R. Kelly | Interview outtakes
Outtakes from my recent phone interview with R. Kelly include his thoughts on procreation but, alas, not his thoughts on the child-pornography case in which he was accused of making a sex tape with an underaged female; Kelly was acquitted in 2008. The R&B star plays the Arie Crown October 25 and 26.
One writer said you recognized your true calling was to facilitate human procreation. Do you think that’s right?
I’m sorry, that what?
That your music facilitates human procreation.
I don’t understand that. What’s human procreation? Popularity, you mean.
Having children, having sex to have kids.
Well, I believe that my music was here to inspire people, whether it’s to get married, have babies, raise a family and have a generation of people. I believe that my music plays an intricate part of that because I’ve been told a lot in the 25 years I’ve been in this business that, “Wow, I got married to your music, we’ve had kids to your music, I’ve made love to your music.” This is all I’ve heard.
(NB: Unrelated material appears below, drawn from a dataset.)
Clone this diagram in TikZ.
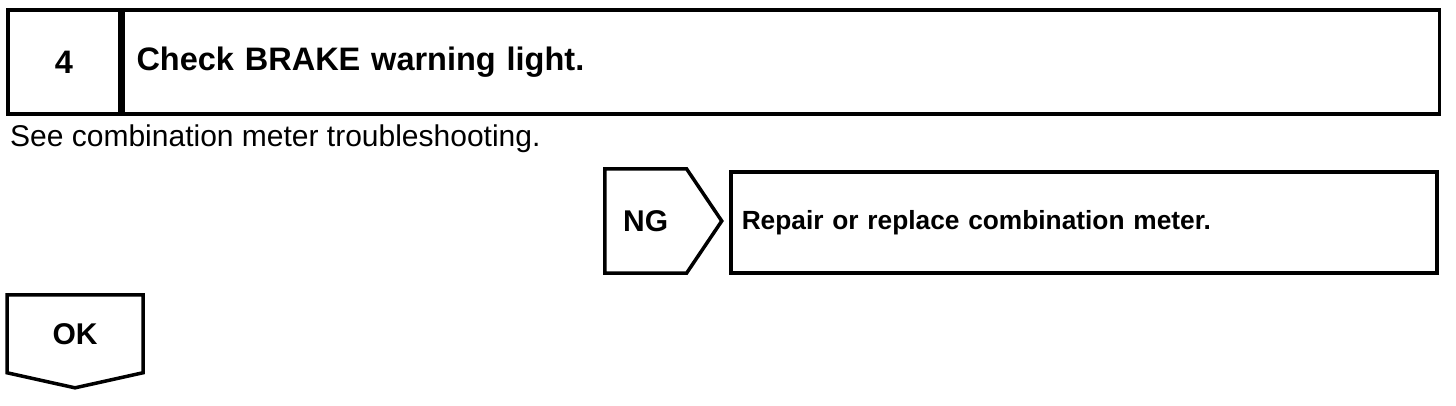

It’s no different than people saying, “Hey, your music is great, your music touched me, or my kid sang ‘I Believe I Can Fly,’ or I graduated from high school or I graduated from college off ‘I Believe I Can Fly,’ my pastor did a sermon on ‘I Believe I Can Fly,’ or you saved me.” I hear this stuff all the time.
What music do you listen to when you’re intimate with someone?
I listen to Marvin Gaye. I love Marvin Gaye. I love Sam Cooke. I love my music.
So you play your own music in the bedroom?
I can’t get into what I play in the bedroom. I don’t want to [Laughs]—I don’t want to give you everything. But I do listen to my music a lot.
Last question: Did you in fact urinate on that girl?
[Publicist: Oh, stop it. That’s a ridiculous question.]
Robert, did you want to answer that?
[Publicist: It’s just absurd. That’s so rude that Time Out Chicago would do that. It’s just nasty.]